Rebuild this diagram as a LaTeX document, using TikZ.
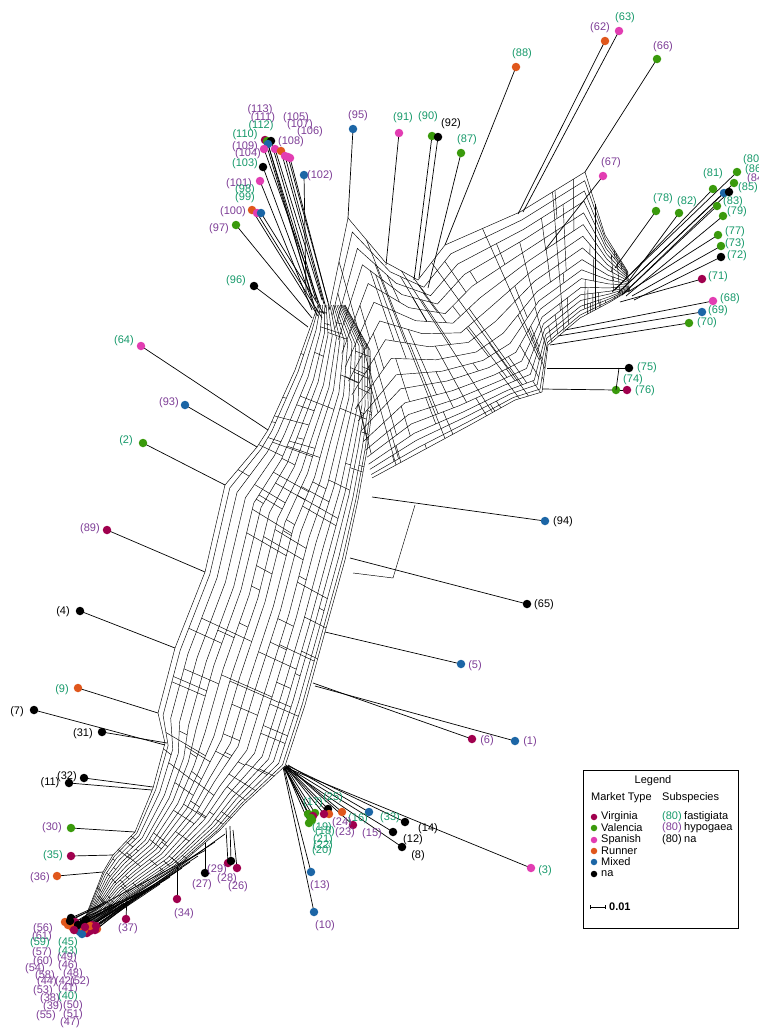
\documentclass[tikz,border=0pt]{standalone}
\usepackage{fontspec}
\setmainfont{Liberation Sans}
\usetikzlibrary{calc,arrows.meta}
\definecolor{cVir}{HTML}{A0004E}
\definecolor{cVal}{HTML}{3A9A0C}
\definecolor{cSpa}{HTML}{E23DB2}
\definecolor{cRun}{HTML}{E0571C}
\definecolor{cMix}{HTML}{1C66A6}
\definecolor{cNa}{HTML}{000000}
\definecolor{lFas}{HTML}{16996A}
\definecolor{lHyp}{HTML}{7D3D96}
\pgfdeclarelayer{edges}
\pgfsetlayers{edges,main}
\newcommand\leaf[6]{%
  \coordinate (a#1) at (#4);
  \node[dot,fill=#3] (d#1) at (#2) {};
  \begin{pgfonlayer}{edges}\draw[leafedge] (a#1) -- (d#1.center);\end{pgfonlayer}
  \node[lab,text=#6] (t#1) at (#5) {(#1)};
}
\begin{document}
\begin{tikzpicture}[x=1pt,y=-1pt,
  net/.style={line width=0.45pt},
  leafedge/.style={line width=0.7pt},
  dot/.style={circle,inner sep=0pt,minimum size=8.5pt},
  ldot/.style={circle,inner sep=0pt,minimum size=6.5pt},
  lab/.style={font=\fontsize{11}{12}\selectfont,inner sep=0pt}]
\useasboundingbox (0,0) rectangle (759,1028);

% ---------- trunk mesh ----------
\foreach \p [count=\i from 0] in {{85,918},{103,872},{113,855},{135,832},{153,788},{165,743},{158,713},{175,648},{205,572},{225,485},{257,447},{268,430},{295,370},{310,328},{318,305}}
  \coordinate (L\i) at (\p);
\foreach \p [count=\i from 0] in {{92,926},{127,898},{150,884},{177,867},{220,830},{243,805},{285,766},{305,705},{325,632},{345,560},{358,500},{367,450},{372,410},{370,350},{345,305}}
  \coordinate (R\i) at (\p);
\def\tlist{{0,0.04,0.1,0.17,0.24,0.3,0.37,0.44,0.5,0.57,0.63,0.7,0.76,0.82,0.87,0.91,0.95,0.98,1}}
\foreach \s in {0,0.04,0.1,0.17,0.24,0.3,0.37,0.44,0.5,0.57,0.63,0.7,0.76,0.82,0.87,0.91,0.95,0.98,1}
  \draw[net] ($(L0)!\s!(R0)$) \foreach \i in {1,...,14} { -- ($(L\i)!\s!(R\i)$) };
\pgfmathsetseed{11}
\foreach \i in {0,...,13}{
  \foreach \r in {1,...,11}{
    \pgfmathtruncatemacro\j{\i+1}
    \pgfmathsetmacro\f{0.05+0.9*rnd}
    \pgfmathtruncatemacro\a{floor(17.99*rnd)}
    \pgfmathtruncatemacro\b{min(\a+1+floor(5.99*rnd),18)}
    \pgfmathsetmacro\sa{\tlist[\a]}
    \pgfmathsetmacro\sb{\tlist[\b]}
    \coordinate (pL) at ($(L\i)!\f!(L\j)$);
    \coordinate (pR) at ($(R\i)!\f!(R\j)$);
    \draw[net] ($(pL)!\sa!(pR)$) -- ($(pL)!\sb!(pR)$);
  }
}

% ---------- arm mesh ----------
\foreach \p [count=\i from 0] in {{330,305},{348,218},{385,262},{418,280},{445,245},{520,212},{585,172},{605,235},{628,272}}
  \coordinate (T\i) at (\p);
\foreach \p [count=\i from 0] in {{372,478},{420,452},{470,425},{515,400},{542,392},{548,345},{580,318},{610,302},{630,290}}
  \coordinate (B\i) at (\p);
\def\alist{{0,0.06,0.13,0.2,0.28,0.36,0.44,0.52,0.6,0.67,0.73,0.79,0.84,0.88,0.92,0.95,0.98,1}}
\foreach \s in {0,0.06,0.13,0.2,0.28,0.36,0.44,0.52,0.6,0.67,0.73,0.79,0.84,0.88,0.92,0.95,0.98,1}
  \draw[net] ($(T0)!\s!(B0)$) \foreach \i in {1,...,8} { -- ($(T\i)!\s!(B\i)$) };
\pgfmathsetseed{5}
\foreach \i in {0,...,7}{
  \pgfmathtruncatemacro\j{\i+1}
  \coordinate (qT) at ($(T\i)!0.5!(T\j)$);
  \coordinate (qB) at ($(B\i)!0.5!(B\j)$);
  \draw[net] (qT) -- (qB);
  \foreach \r in {1,...,11}{
    \pgfmathsetmacro\f{0.05+0.9*rnd}
    \pgfmathtruncatemacro\a{floor(16.99*rnd)}
    \pgfmathtruncatemacro\b{min(\a+1+floor(5.99*rnd),17)}
    \pgfmathsetmacro\sa{\alist[\a]}
    \pgfmathsetmacro\sb{\alist[\b]}
    \coordinate (pT) at ($(T\i)!\f!(T\j)$);
    \coordinate (pB) at ($(B\i)!\f!(B\j)$);
    \draw[net] ($(pT)!\sa!(pB)$) -- ($(pT)!\sb!(pB)$);
  }
}

% ---------- leaves: top cluster ----------
\leaf{113}{265,140}{cVir}{312,296}{260,110}{lHyp}
\leaf{112}{267,141}{cVal}{316,300}{261,126}{lFas}
\leaf{111}{271,141}{cNa}{318,303}{263,118}{lHyp}
\leaf{110}{268,144}{cMix}{314,305}{245,135}{lFas}
\leaf{109}{264,149}{cSpa}{320,306}{245,147}{lHyp}
\leaf{104}{275,149}{cSpa}{322,300}{248,154}{lHyp}
\leaf{108}{281,151}{cRun}{324,304}{291,142}{lHyp}
\leaf{105}{285,156}{cSpa}{326,308}{296,118}{lHyp}
\leaf{107}{288,157}{cSpa}{328,302}{300,125}{lHyp}
\leaf{106}{290,158}{cSpa}{330,310}{310,132}{lHyp}
\leaf{103}{263,167}{cNa}{316,312}{245,164}{lFas}
\leaf{101}{260,181}{cSpa}{312,310}{239,184}{lHyp}
\leaf{102}{304,175}{cMix}{306,292}{320,176}{lHyp}
\leaf{100}{252,210}{cRun}{318,316}{233,212}{lHyp}
\leaf{98}{257,213}{cSpa}{322,318}{245,190}{lFas}
\leaf{99}{261,213}{cMix}{324,314}{245,198}{lFas}
\leaf{97}{236,225}{cVal}{312,318}{219,229}{lHyp}
\leaf{96}{254,286}{cNa}{308,327}{236,281}{lFas}
% top middle
\leaf{95}{353,129}{cMix}{348,218}{358,116}{lHyp}
\leaf{91}{399,133}{cSpa}{386,265}{403,118}{lFas}
\leaf{90}{432,136}{cVal}{414,280}{428,117}{lFas}
\leaf{92}{438,137}{cNa}{419,278}{451,124}{black}
\leaf{87}{461,153}{cVal}{428,288}{467,140}{lFas}
\leaf{88}{516,67}{cRun}{445,245}{522,54}{lFas}
\leaf{62}{605,41}{cRun}{518,214}{600,28}{lHyp}
\leaf{63}{619,31}{cSpa}{523,212}{625,18}{lFas}
\leaf{66}{657,59}{cVal}{585,172}{663,47}{lHyp}
\leaf{67}{603,176}{cSpa}{545,250}{611,163}{lHyp}
% right
\leaf{78}{656,211}{cVal}{615,268}{663,199}{lFas}
\leaf{82}{679,213}{cVal}{628,282}{687,202}{lFas}
\leaf{81}{713,189}{cVal}{615,290}{713,174}{lFas}
\leaf{80}{737,172}{cVal}{612,292}{753,160}{lFas}
\leaf{86}{734,183}{cVal}{618,293}{755,170}{lFas}
\leaf{84}{724,193}{cMix}{620,291}{757,179}{lHyp}
\leaf{85}{729,192}{cNa}{622,295}{748,188}{lFas}
\leaf{83}{717,206}{cVal}{624,293}{733,202}{lFas}
\leaf{79}{723,216}{cVal}{626,296}{737,212}{lFas}
\leaf{77}{718,235}{cVal}{628,292}{735,232}{lFas}
\leaf{73}{721,246}{cVal}{632,296}{735,244}{lFas}
\leaf{72}{721,257}{cNa}{634,300}{737,256}{lFas}
\leaf{71}{702,279}{cVir}{620,302}{718,277}{lFas}
\leaf{68}{713,301}{cSpa}{565,330}{730,299}{lFas}
\leaf{69}{702,312}{cMix}{558,336}{718,311}{lFas}
\leaf{70}{689,323}{cVal}{550,345}{707,323}{lFas}
\leaf{75}{629,368}{cNa}{547,368}{647,368}{lFas}
\leaf{74}{616,390}{cVal}{542,389}{633,380}{lFas}
\leaf{76}{627,390}{cVir}{616,390}{645,391}{lFas}
\coordinate (s75) at (619,368);
\draw[leafedge] (s75) -- (d74.center);
% middle right
\leaf{94}{545,521}{cMix}{372,497}{563,522}{black}
\leaf{65}{527,604}{cNa}{350,558}{544,605}{black}
\coordinate (s65a) at (353,573); \coordinate (s65b) at (393,578); \coordinate (s94) at (415,505);
\draw[net] (s65a) -- (s65b) -- (s94);
\leaf{5}{461,664}{cMix}{325,632}{475,666}{lHyp}
\leaf{6}{472,739}{cVir}{313,683}{487,741}{lHyp}
\leaf{1}{515,741}{cMix}{315,686}{530,742}{lHyp}
% hub
\leaf{3}{531,868}{cSpa}{287,768}{545,871}{lFas}
\leaf{14}{405,822}{cNa}{288,766}{428,829}{black}
\leaf{12}{393,832}{cNa}{287,767}{413,840}{black}
\leaf{8}{402,847}{cNa}{286,768}{418,856}{black}
\leaf{33}{369,812}{cMix}{288,765}{390,818}{lFas}
\leaf{15}{353,825}{cVir}{287,766}{372,834}{lHyp}
\leaf{16}{342,812}{cRun}{286,765}{358,819}{lFas}
\leaf{17}{308,814}{cVal}{285,767}{313,803}{lFas}
\leaf{25}{328,809}{cNa}{286,766}{333,798}{lFas}
\leaf{19}{309,823}{cVal}{285,768}{322,828}{lFas}
\leaf{24}{329,814}{cRun}{286,767}{342,823}{lHyp}
\leaf{18}{315,813}{cVal}{285,766}{325,832}{lFas}
\leaf{23}{324,814}{cVir}{286,767}{345,833}{lHyp}
\leaf{21}{313,816}{cVir}{285,768}{323,840}{lFas}
\leaf{22}{311,818}{cVal}{284,767}{323,846}{lFas}
\leaf{20}{312,820}{cVal}{284,768}{322,851}{lFas}
\leaf{13}{311,872}{cMix}{284,768}{320,886}{lHyp}
\leaf{10}{314,912}{cMix}{283,767}{325,926}{lHyp}
% bottom / left
\leaf{27}{205,873}{cNa}{205,843}{202,885}{lHyp}
\leaf{29}{228,863}{cVir}{226,828}{217,870}{lHyp}
\leaf{28}{231,861}{cNa}{230,826}{227,879}{lHyp}
\leaf{26}{237,868}{cVir}{233,830}{238,887}{lHyp}
\leaf{34}{177,899}{cVir}{177,867}{184,914}{lHyp}
\leaf{37}{126,919}{cVir}{127,897}{128,929}{lHyp}
\leaf{30}{71,828}{cVal}{135,832}{52,828}{lHyp}
\leaf{35}{71,856}{cVir}{113,855}{53,856}{lFas}
\leaf{36}{57,876}{cRun}{103,872}{40,878}{lHyp}
\leaf{32}{84,778}{cNa}{153,787}{67,777}{black}
\leaf{11}{69,783}{cNa}{152,790}{50,783}{black}
\leaf{31}{102,732}{cNa}{167,743}{83,734}{black}
\leaf{7}{34,710}{cNa}{165,745}{17,712}{black}
\leaf{9}{78,688}{cRun}{158,713}{62,690}{lFas}
\leaf{4}{80,611}{cNa}{175,648}{63,612}{black}
\leaf{89}{107,530}{cVir}{205,572}{90,529}{lHyp}
\leaf{2}{143,443}{cVal}{225,485}{126,441}{lFas}
\leaf{93}{185,405}{cMix}{257,447}{169,403}{lHyp}
\leaf{64}{141,346}{cSpa}{268,430}{124,341}{lFas}
% bottom cluster
\leaf{56}{65,922}{cRun}{100,906}{43,929}{lHyp}
\leaf{61}{71,918}{cNa}{104,903}{42,937}{lHyp}
\leaf{59}{75,922}{cVir}{108,902}{40,943}{lFas}
\leaf{45}{72,927}{cRun}{112,904}{68,943}{lFas}
\leaf{57}{77,930}{cVir}{116,903}{42,953}{lHyp}
\leaf{43}{83,923}{cNa}{120,901}{68,952}{lFas}
\leaf{49}{80,932}{cMix}{124,903}{67,958}{lHyp}
\leaf{60}{88,928}{cMix}{128,901}{43,962}{lHyp}
\leaf{54}{87,933}{cVir}{132,899}{35,969}{lHyp}
\leaf{46}{97,929}{cRun}{136,897}{68,966}{lHyp}
\leaf{58}{92,925}{cVir}{140,894}{45,976}{lHyp}
\leaf{48}{95,930}{cVir}{145,892}{73,974}{lHyp}
\leaf{44}{86,920}{cNa}{150,889}{47,982}{lHyp}
\leaf{42}{68,925}{cRun}{155,886}{65,982}{lHyp}
\leaf{52}{90,931}{cVir}{160,884}{80,982}{lHyp}
\leaf{53}{78,925}{cNa}{165,880}{43,991}{lHyp}
\leaf{41}{84,930}{cRun}{170,877}{68,989}{lHyp}
\leaf{38}{74,930}{cVir}{176,872}{50,999}{lHyp}
\leaf{40}{93,928}{cVir}{182,868}{68,997}{lFas}
\leaf{39}{82,934}{cMix}{190,862}{53,1007}{lHyp}
\leaf{50}{90,926}{cRun}{198,856}{73,1006}{lHyp}
\leaf{55}{70,921}{cNa}{206,850}{46,1016}{lHyp}
\leaf{51}{85,927}{cVir}{215,842}{73,1015}{lHyp}
\leaf{47}{96,926}{cVir}{225,834}{70,1023}{lHyp}

% ---------- legend ----------
\node[draw,line width=0.7pt,minimum width=155pt,minimum height=158pt,anchor=north west,inner sep=0pt] (legbox) at (583,770) {};
\node[lab] (legT) at (653,781) {Legend};
\node[lab,anchor=west] (legMT) at (591,798) {Market Type};
\node[lab,anchor=west] (legSS) at (662,798) {Subspecies};
\foreach \c/\t/\y [count=\k] in {cVir/Virginia/817,cVal/Valencia/828,cSpa/Spanish/840,cRun/Runner/851,cMix/Mixed/862,cNa/na/874}{
  \node[ldot,fill=\c] (lgd\k) at (594,\y) {};
  \node[lab,anchor=west] (lgt\k) at (601,\y) {\t};
}
\foreach \c/\t/\y [count=\k] in {lFas/fastigiata/817,lHyp/hypogaea/828,black/na/840}{
  \node[lab,anchor=west,text=\c] (lgs\k) at (662,\y) {(80)};
  \node[lab,anchor=west] (lgn\k) at (684,\y) {\t};
}
\coordinate (sb1) at (590,907); \coordinate (sb2) at (606,907);
\draw[line width=0.6pt,{Bar[width=4pt]}-{Bar[width=4pt]}] (sb1) -- (sb2);
\node[lab,anchor=west,font=\fontsize{11}{12}\selectfont\bfseries] (sbl) at (609,907) {0.01};
\end{tikzpicture}
\end{document}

-=-=-

[GIVEN REQUEST]:
Without the pictures, please reproduce each line of the listing above exactly, from the first one through the line bearing "(0,0) rectangle (759,1028);".

[EXPECTED OUTPUT]:
Rebuild this diagram as a LaTeX document, using TikZ.
\documentclass[tikz,border=0pt]{standalone}
\usepackage{fontspec}
\setmainfont{Liberation Sans}
\usetikzlibrary{calc,arrows.meta}
\definecolor{cVir}{HTML}{A0004E}
\definecolor{cVal}{HTML}{3A9A0C}
\definecolor{cSpa}{HTML}{E23DB2}
\definecolor{cRun}{HTML}{E0571C}
\definecolor{cMix}{HTML}{1C66A6}
\definecolor{cNa}{HTML}{000000}
\definecolor{lFas}{HTML}{16996A}
\definecolor{lHyp}{HTML}{7D3D96}
\pgfdeclarelayer{edges}
\pgfsetlayers{edges,main}
\newcommand\leaf[6]{%
  \coordinate (a#1) at (#4);
  \node[dot,fill=#3] (d#1) at (#2) {};
  \begin{pgfonlayer}{edges}\draw[leafedge] (a#1) -- (d#1.center);\end{pgfonlayer}
  \node[lab,text=#6] (t#1) at (#5) {(#1)};
}
\begin{document}
\begin{tikzpicture}[x=1pt,y=-1pt,
  net/.style={line width=0.45pt},
  leafedge/.style={line width=0.7pt},
  dot/.style={circle,inner sep=0pt,minimum size=8.5pt},
  ldot/.style={circle,inner sep=0pt,minimum size=6.5pt},
  lab/.style={font=\fontsize{11}{12}\selectfont,inner sep=0pt}]
\useasboundingbox (0,0) rectangle (759,1028);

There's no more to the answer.